What is a corporate university?
Very simply put it is a formal entity associated with an organization that is chartered with providing employees with the skills and understanding they need to help the organization achieve its business objectives, both short and long term. It is more broadly and strategically focused than a traditional training and development function, with a direct connection to achieving the organization's goals. An analogy may be made to bookkeeping as opposed to the function of the chief financial officer. One is short-term, tactical and narrowly focused; the other broader and more strategic.
What is the driver of the 21st century corporate university?
Corporate education is taking on new dimensions as we move into the 21st century. Over the 20th century, organizational education has moved through technical skills training and vocational training to a greater focus on managerial and leadership education. The focus of much corporate education has been to increase the number of managers, and improve their skills, for a manufacturing-driven business world.
Today's corporate university is emerging from very different motives and needs. Most organizations do not need more managers, per se, but they do need managers and employees who are better equipped to provide products and services that are compelling and profitable to a diverse community of consumers worldwide. This means employees need to understand the global business market, the trends and pressures that are influencing consumers and governments and they need to develop processes that can respond quickly to rapidly changing tastes and demands. There is a heightened need for better communication in a virtual world, and for more effective ways to organize work and improve productivity.

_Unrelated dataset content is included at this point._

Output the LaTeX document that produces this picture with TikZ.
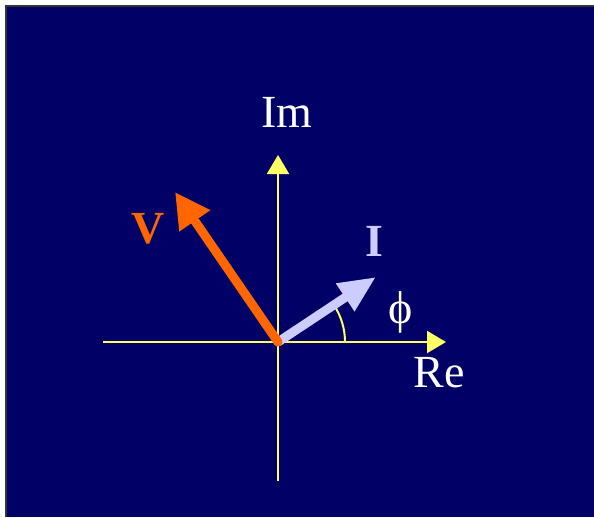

Employee skills are far more transitory than in the past. A large part of the knowledge an engineer acquires in school is largely obsolete within 5 years of graduation. Most employees find that they are continuously "going to school" or learning throughout their career. Markets are changing rapidly; evolutionary change is no longer as common as is revolutionary or discontinuous change. This means organizations are constantly in flux, and dealing with change, coping with new markets and products, understanding changing consumers, and learning to live in a multiethnic, multi-cultural, world are all drivers of a new way of learning.